TAKE TWO: It's hard to bring to mind a book as naturally effervescent as this one in recent memory. The tone is like the film Charade—tight, light, playful, taut. Subject to Change is a cosmopolitan, international, laid-back sort of a book, the kind you might read while sitting out on the piazza. While at times it does read prosy, other moments are wonderfully musical as all hell: "the sleight / of hand of light and dew working against / each other on the grass: sprinkling half-moons, / sparks, glister, glisten, a glissando / longer for long after it's gone." Rock.

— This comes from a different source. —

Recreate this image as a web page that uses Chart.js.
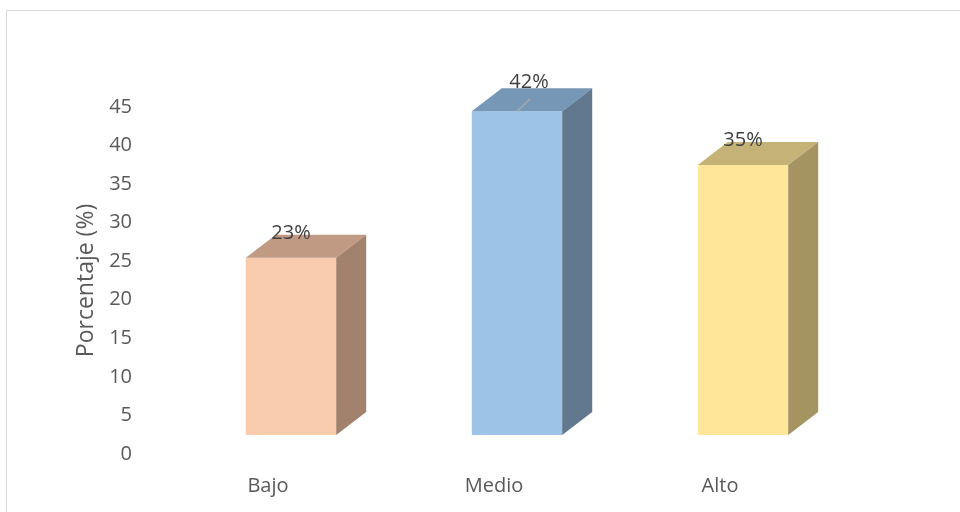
<!DOCTYPE html>
<html>
<head>
<meta charset="utf-8">
<script src="https://cdn.jsdelivr.net/npm/chart.js@4"></script>
<style>
  html, body { margin: 0; padding: 0; background: #fff; overflow: hidden; }
  #frame { position: absolute; left: 6px; top: 10px; width: 1000px; height: 600px; border: 1px solid #d9d9d9; }
  #chart { position: absolute; left: 0; top: 0; }
</style>
</head>
<body>
<div id="frame"></div>
<canvas id="chart" width="960" height="512"></canvas>
<script>
// data
var categories = ['Bajo', 'Medio', 'Alto'];
var percentages = [23, 42, 35];
var yTicks = [0, 5, 10, 15, 20, 25, 30, 35, 40, 45];

// front / top / side faces of each box
var frontColors = ['#F8CBAD', '#9DC3E6', '#FFE699'];
var topColors = ['#C09A83', '#7697B6', '#C5B277'];
var sideColors = ['#A3826D', '#61788F', '#A39461'];

// little 3d box look drawn around the normal chart.js bars
var box3d = {
    id: 'box3d',
    shift: { x: 23, y: -19 },
    depth: { x: 30, y: -23 },
    beforeDatasetsDraw: function (chart) {
        chart.ctx.save();
        chart.ctx.translate(this.shift.x, this.shift.y);
    },
    afterDatasetsDraw: function (chart) {
        var ctx = chart.ctx;
        var d = this.depth;
        chart.getDatasetMeta(0).data.forEach(function (bar, i) {
            var p = bar.getProps(['x', 'y', 'base', 'width'], true);
            var l = p.x - p.width / 2, r = p.x + p.width / 2;
            ctx.fillStyle = topColors[i];
            ctx.beginPath();
            ctx.moveTo(l, p.y);
            ctx.lineTo(r, p.y);
            ctx.lineTo(r + d.x, p.y + d.y);
            ctx.lineTo(l + d.x, p.y + d.y);
            ctx.closePath();
            ctx.fill();
            ctx.fillStyle = sideColors[i];
            ctx.beginPath();
            ctx.moveTo(r, p.y);
            ctx.lineTo(r + d.x, p.y + d.y);
            ctx.lineTo(r + d.x, p.base + d.y);
            ctx.lineTo(r, p.base);
            ctx.closePath();
            ctx.fill();
        });
        ctx.restore();
    },
    afterDraw: function (chart) {
        var ctx = chart.ctx;
        var s = this.shift;
        ctx.save();
        ctx.font = '20px "Open Sans"';
        ctx.fillStyle = '#404040';
        ctx.textAlign = 'center';
        ctx.textBaseline = 'alphabetic';
        chart.getDatasetMeta(0).data.forEach(function (bar, i) {
            var x = bar.x + s.x, top = bar.y + s.y;
            var y = top - 19;
            if (i === 1) {
                // this label was pulled aside in the original, with a leader line
                ctx.strokeStyle = '#A6A6A6';
                ctx.lineWidth = 1.5;
                ctx.beginPath();
                ctx.moveTo(x, top);
                ctx.lineTo(x + 13, top - 12);
                ctx.stroke();
                x += 12;
                y -= 4;
            }
            ctx.fillText(percentages[i] + '%', x, y);
        });
        ctx.restore();
    }
};

new Chart(document.getElementById('chart'), {
    type: 'bar',
    data: {
        labels: categories,
        datasets: [{
            data: percentages,
            backgroundColor: frontColors,
            borderWidth: 0,
            categoryPercentage: 1,
            barPercentage: 0.4,
            clip: false
        }]
    },
    options: {
        responsive: false,
        animation: false,
        layout: { padding: { left: 73, top: 107, right: 127, bottom: 0 } },
        plugins: {
            legend: { display: false },
            tooltip: { enabled: false }
        },
        scales: {
            x: {
                grid: { display: false, drawTicks: false },
                border: { display: false },
                ticks: { color: '#595959', font: { family: 'Open Sans', size: 20 }, padding: 20 },
                afterFit: function (axis) { axis.height = 58; }
            },
            y: {
                min: 0,
                max: 45,
                grid: { display: false, drawTicks: false },
                border: { display: false },
                afterBuildTicks: function (axis) {
                    axis.ticks = yTicks.map(function (v) { return { value: v }; });
                },
                ticks: { color: '#595959', font: { family: 'Open Sans', size: 20 }, padding: 23 },
                title: {
                    display: true,
                    text: 'Porcentaje (%)',
                    color: '#595959',
                    font: { family: 'Open Sans', size: 23, weight: 'normal' },
                    padding: 0
                },
                afterFit: function (axis) { axis.width = 82; }
            }
        }
    },
    plugins: [box3d]
});
</script>
</body>
</html>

Even the poems that start flat, like "'Plunky's Lament'" (the title goes in double quotes since it's a Bela Fleck song): "Been a long time since I rock-‘n'-rolled, / since I kicked out the jams, motherfucker" (and here we're in a sort of doldrum, though maybe an intentionally wack one) end strong with a great little crypto-lick: "even if I can't say for sure what / I'm hearing's Bela Fleck, not that other fella, Beck." Ha. And nice. Aside from the linguistic licks, there's lots of actual music that ducks in and out of the poems, from the Interlochen arts camp and its bassoonist to the coda that literally ends the book. Thorburn must be a veteran of one high school orchestra or another, and unlike the rest of us post-band dorks, he's proud of it, and—better—able to make something good out of it.

TAKE THREE: These are pretty accessible poems, on the whole, with pleasures here for everyone. We'd seriously recommend picking this book up.